Réveillés au son de la trompette
Nous sommes réveillés à quatre heures du matin au son de la trompette de notre voisin bhramane. Ce dévot hindou officie juste sous notre fenêtre. Son petit temple trône sur la terrasse de toit de la grande maison d’en face. Contrairement à Zimba, bouddhiste, qui imagine la gêne pour ses futurs clients, nous adorons cette ambiance. Brigitte retrouve son rituel matinal: thermos de café, cigarette, et écriture du carnet de voyage sur la terrasse en construction du toit de l’hôtel avec une vue magique sur Katmandou et les montagnes environnantes.

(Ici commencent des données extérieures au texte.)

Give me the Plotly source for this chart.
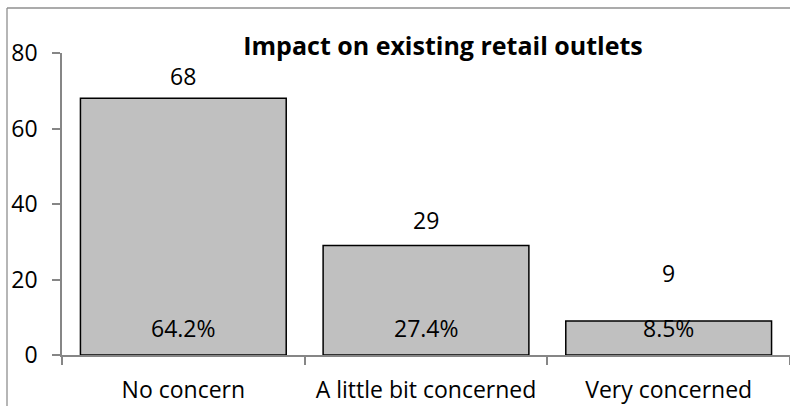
import plotly.graph_objects as go

categories = ["No concern", "A little bit concerned", "Very concerned"]
counts = [68, 29, 9]
y_ticks = [0, 20, 40, 60, 80]

total = sum(counts)
pct_labels = [f"{c / total * 100:.1f}%" for c in counts]

# pixel offsets of count labels above bar tops (style)
count_label_shift = [22, 26, 48]
pct_label_shift = 27

W, H = 790, 406
ML, MR, MT, MB = 62, 0, 53, 51
FONT = "Open Sans"
FS = 23

fig = go.Figure()
fig.add_trace(go.Bar(
    x=categories, y=counts,
    marker=dict(color="#c0c0c0", line=dict(color="#000000", width=1.5)),
    hoverinfo="x+y",
))

annotations = []
for cat, v, s in zip(categories, counts, count_label_shift):
    annotations.append(dict(x=cat, y=v, xref="x", yref="y", text=str(v),
                            showarrow=False, yanchor="middle", yshift=s,
                            font=dict(family=FONT, size=FS, color="#000")))
for cat, t in zip(categories, pct_labels):
    annotations.append(dict(x=cat, y=0, xref="x", yref="y", text=t,
                            showarrow=False, yanchor="middle", yshift=pct_label_shift,
                            font=dict(family=FONT, size=FS, color="#000")))

pw = W - ML - MR
ph = H - MT - MB
bx = (7 - ML) / pw
by = 1 + (MT - 8) / ph
shapes = [
    dict(type="line", xref="paper", yref="paper", x0=bx, x1=1.05, y0=by, y1=by,
         line=dict(color="#8f8f8f", width=1.3)),
    dict(type="line", xref="paper", yref="paper", x0=bx, x1=bx, y0=by, y1=-0.5,
         line=dict(color="#8f8f8f", width=1.3)),
]

fig.update_layout(
    width=W, height=H,
    margin=dict(l=ML, r=MR, t=MT, b=MB, autoexpand=False),
    paper_bgcolor="white", plot_bgcolor="white",
    bargap=0.152,
    showlegend=False,
    title=dict(text="<b>Impact on existing retail outlets</b>", x=443 / W, xref="container",
               xanchor="center", y=1 - 46 / H, yref="container", yanchor="middle",
               font=dict(family=FONT, size=25, color="#000")),
    font=dict(family=FONT, size=FS, color="#000"),
    annotations=annotations,
    shapes=shapes,
)
fig.update_yaxes(range=[0, 80], tickvals=y_ticks, showgrid=False, zeroline=False,
                 showline=True, linecolor="#868686", linewidth=1.5,
                 ticks="outside", ticklen=8, tickcolor="#868686", tickwidth=1.5,
                 ticklabelstandoff=10, tickfont=dict(family=FONT, size=FS, color="#000"))
fig.update_xaxes(showgrid=False, showline=True, linecolor="#868686", linewidth=1.5,
                 ticks="outside", tickson="boundaries", ticklen=8, tickcolor="#868686",
                 tickwidth=1.5, ticklabelstandoff=14,
                 tickfont=dict(family=FONT, size=FS, color="#000"))

fig.write_html("out.html", config={"displayModeBar": False},
               post_script="document.body.style.margin='0';")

Brigitte part se balader à pieds très tôt à proximité de l’hôtel dans les rues étroites très animées. Elle adore s’y perdre… Il faut dire que ce petit quartier populaire de Chabahil a beaucoup de charme avec son marché plein de légumes inconnus, ses petits shops, ses temples hindouistes et sa stupa qui serait la plus ancienne stupa de la vallée de Katmandou et non une réplique miniature du célèbre dôme imposant de Bodnath.
Le temps d’écrire à nos proches pour les rassurer sur l’issue du voyage et d’avertir quelques fidèles amis de notre nouvelle escapade au Népal sur notre bien nommé groupe de discussion « Retour sur Katmandou » et nous retrouvons, chez elle, une Ang Dati inhabituellement stressée, accaparée par les préparatifs qui vont bon train à la veille du mariage. Nous la laissons diriger l’équipe qui installe des tentures pour revêtir tous les extérieurs de la maison et partons en direction de Thamel.